3.1.2 Verify Proof (eddsa-2022)

To verify a proof, the algorithm in Section 4.2: Verify Proof in the Data Integrity [VC-DATA-INTEGRITY] specification MUST be executed. For that algorithm, the cryptographic suite specific transformation algorithm is defined in Section 3.1.3 Transformation (eddsa-2022), the hashing algorithm is defined in Section 3.1.4 Hashing (eddsa-2022), and the proof verification algorithm is defined in Section 3.1.7 Proof Verification (eddsa-2022).

3.1.3 Transformation (eddsa-2022)

The following algorithm specifies how to transform an unsecured input document into a transformed document that is ready to be provided as input to the hashing algorithm in Section 3.1.4 Hashing (eddsa-2022).

Required inputs to this algorithm are an unsecured data document (unsecuredDocument) and transformation options (options). The transformation options MUST contain a type identifier for the cryptographic suite (type) and a cryptosuite identifier (cryptosuite). A transformed data document is produced as output. Whenever this algorithm encodes strings, it MUST use UTF-8 encoding.

  1. If options.type is not set to the string DataIntegrityProof and options.cryptosuite is not set to the string eddsa-2020 then a PROOF_TRANSFORMATION_ERROR MUST be raised.
  2. Let canonicalDocument be the result of applying the Universal RDF Dataset Canonicalization Algorithm [RDF-CANON] to the unsecuredDocument.
  3. Set output to the value of canonicalDocument.
  4. Return canonicalDocument as the transformed data document.

3.1.4 Hashing (eddsa-2022)

The following algorithm specifies how to cryptographically hash a transformed data document and proof configuration into cryptographic hash data that is ready to be provided as input to the algorithms in Section 3.1.6 Proof Serialization (eddsa-2022) or Section 3.1.7 Proof Verification (eddsa-2022).

The required inputs to this algorithm are a transformed data document (transformedDocument) and proof configuration (proofConfig).

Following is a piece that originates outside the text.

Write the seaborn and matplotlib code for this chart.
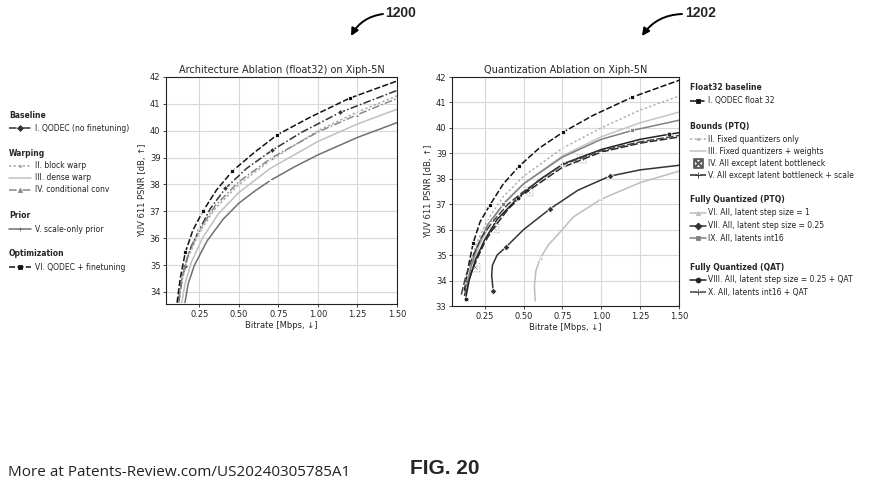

A single hash data value represented as series of bytes is produced as output.

  1. Let transformedDocumentHash be the result of applying the SHA-256 (SHA-2 with 256-bit output) cryptographic hashing algorithm [RFC6234] to the transformedDocument. transformedDocumentHash will be exactly 32 bytes in size.
  2. Let proofConfigHash be the result of applying the SHA-256 (SHA-2 with 256-bit output) cryptographic hashing algorithm [RFC6234] to the proofConfig. proofConfigHash will be exactly 32 bytes in size.
  3. Let hashData be the result of joining proofConfigHash (the first hash) with transformedDocumentHash (the second hash).
  4. Return hashData as the hash data.

3.1.5 Proof Configuration (eddsa-2022)

The following algorithm specifies how to generate a proof configuration from a set of proof options that is used as input to the proof hashing algorithm.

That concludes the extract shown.